Note: Based on my observation, when changing values at the Sitecore field textbox, if the diacritics is located at the beginning of the field value, you cannot totally remove it by backspacing or cutting the whole value, removing the diacritics using this tool and pasting it back again. You would need to totally clear up the field value and paste the clean text version. Seems rather odd for the diacritics to stay hidden in the field.
Sitecore Validation Rule: A More Proactive Approach
As a developer, if you know that you will have a Sitecore field that will contain valuable information that could be, for instance, used by a server for some reason and that you’d want to avoid Non-ASCII values meddling with your transactions, you would want a more proactive approach – and this is where Sitecore field validation comes in.
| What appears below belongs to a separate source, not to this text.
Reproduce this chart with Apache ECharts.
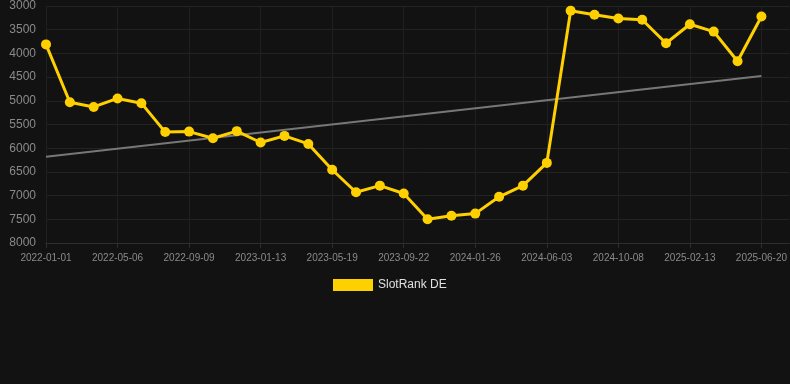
<!DOCTYPE html>
<html>
<head>
<meta charset="utf-8">
<script src="https://cdn.jsdelivr.net/npm/echarts@6/dist/echarts.min.js"></script>
<style>
html,body{margin:0;padding:0;background:#121212;}
#chart{width:790px;height:384px;}
</style>
</head>
<body>
<div id="chart"></div>
<script>
var dates = [
  "2022-01-01","2022-02-12","2022-03-26","2022-05-06","2022-06-17","2022-07-29",
  "2022-09-09","2022-10-21","2022-12-02","2023-01-13","2023-02-24","2023-04-07",
  "2023-05-19","2023-06-30","2023-08-11","2023-09-22","2023-11-03","2023-12-15",
  "2024-01-26","2024-03-08","2024-04-22","2024-06-03","2024-07-15","2024-08-27",
  "2024-10-08","2024-11-19","2025-01-01","2025-02-13","2025-03-28","2025-05-09",
  "2025-06-20"
];
var rankValues = [
  3810, 5030, 5130, 4950, 5050, 5660,
  5650, 5790, 5640, 5880, 5740, 5910,
  6455, 6930, 6790, 6955, 7500, 7425,
  7380, 7025, 6790, 6310, 3100, 3185,
  3265, 3290, 3785, 3385, 3540, 4165,
  3220
];
var trendStart = 6180;
var trendEnd = 4475;
var yTicks = {min: 3000, max: 8000, step: 500};
var labelEvery = 3;

var lastIdx = dates.length - 1;
var font = 'Arial, "Liberation Sans", sans-serif';
var chart = echarts.init(document.getElementById('chart'), null, {renderer: 'canvas'});
chart.setOption({
  backgroundColor: '#121212',
  animation: false,
  grid: {left: 46, right: 0, top: 6, bottom: 141},
  legend: {
    data: ['SlotRank DE'],
    top: 274,
    left: 328,
    icon: 'rect',
    itemWidth: 40,
    itemHeight: 12,
    textStyle: {color: '#e0e0e0', fontSize: 12, fontFamily: font}
  },
  xAxis: {
    type: 'value',
    min: 0,
    max: lastIdx * (790 - 46) / 716,
    interval: labelEvery,
    axisLine: {show: true, lineStyle: {color: '#2e2e2e'}},
    axisTick: {show: true, lineStyle: {color: '#2e2e2e'}},
    axisLabel: {
      color: '#8a8a8a', fontSize: 10, margin: 10, fontFamily: font,
      showMaxLabel: false,
      formatter: function (v) {
        return (Number.isInteger(v) && dates[v]) ? dates[v] : '';
      }
    },
    splitLine: {show: true, showMaxLine: false, lineStyle: {color: '#202020'}}
  },
  yAxis: {
    type: 'value',
    inverse: true,
    min: yTicks.min,
    max: yTicks.max,
    interval: yTicks.step,
    axisLine: {show: false},
    axisTick: {show: false},
    axisLabel: {color: '#8a8a8a', fontSize: 12, margin: 10, fontFamily: font,
      formatter: function (v) { return String(v); }},
    splitLine: {show: true, lineStyle: {color: '#232323'}}
  },
  series: [
    {
      name: 'Trend',
      type: 'line',
      data: [[0, trendStart], [lastIdx, trendEnd]],
      symbol: 'none',
      lineStyle: {color: '#777777', width: 2},
      z: 1,
      silent: true
    },
    {
      name: 'SlotRank DE',
      type: 'line',
      data: rankValues.map(function (v, i) { return [i, v]; }),
      symbol: 'circle',
      symbolSize: 10,
      itemStyle: {color: '#FFD000'},
      lineStyle: {color: '#FFD000', width: 3},
      z: 3
    }
  ]
});
</script>
</body>
</html>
Under /sitecore/system/Settings/Validation Rules/Field Rules/Common/, create a new Validation Rule and name it as Is ASCII.
Use the Data type Sitecore.Data.Validators.FieldValidators.RegexValidator,Sitecore.Kernel.
And for the Parameters, enter the following value to validate ASCII characters first and describe how the error message should look like:
Pattern=^[\x20-\x7F]+$&Text=Field "{0}" contains non-ASCII characters
Fill in the other item fields. It should look something like this:
Now apply it to the field. Go to the Template field item and under the Validation Rules section, double click Is ASCII from the left selection box. Note: If you don’t see the Validation Rules section, you might need to enable Standard fields tickbox under the View Ribbon tab.
Finally, to test the rule in the content item fields that inherit this template, try entering values with diacritics and it will display an error red line beside the field and will prompt the error message we specified.
I have recommended to Sitecore (through its Support Partner portal) to include this Is ASCII as a common Validation Rule for capturing specific scenarios like this. Hopefully, it makes it to their minor enhancements in the future releases.